What should university leaders and others do in practice to ‘elevate the spirits’ of their universities, whether in relation to teaching or research, or just the feel of the place? Barnett suggests that spirit is largely a collective matter, and is worked ‘into crevices of academic life, into the students in a class, in the use of footnotes, into the mode of dress, literally into the style of movements in the laboratory …’ (171). This reminds me of the view that ‘better management is less management’, that high-performance organisations need only minimal levels of oversight, simply because their members all want to do their very best work and should not be distracted from this by endless reporting and monitoring requirements.

Barnett concludes by discussing the university’s position in relation to the Anthropocene – the idea that we have entered a new era, where human activities are now determining the future of life on Earth and have in effect created a new geological epoch.
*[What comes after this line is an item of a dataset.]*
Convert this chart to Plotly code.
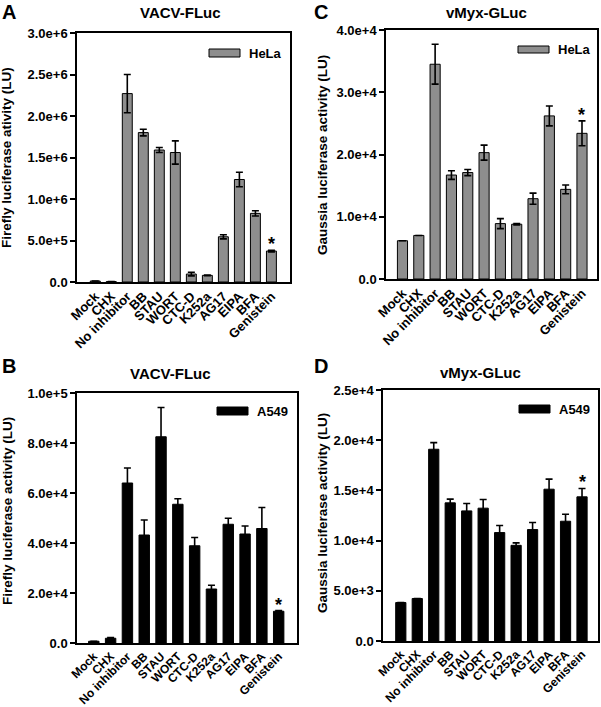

Barnett argues that not only does the university:

find itself situated in the Anthropocene but that, as a primary producer of knowledge, it is to be in part culpable for the formation of the Anthropocene … [so] the university has a responsibility in addressing the malformations in the new stratum … [it] has a responsibility in deploying its resources to turn matters around.

(235/244)

This, then, is where the examination of the philosophy of higher education leads us: that the university needs to act in order to preserve life on the planet. To borrow a marketing slogan, it needs to create a Plan A, because there is no Plan B.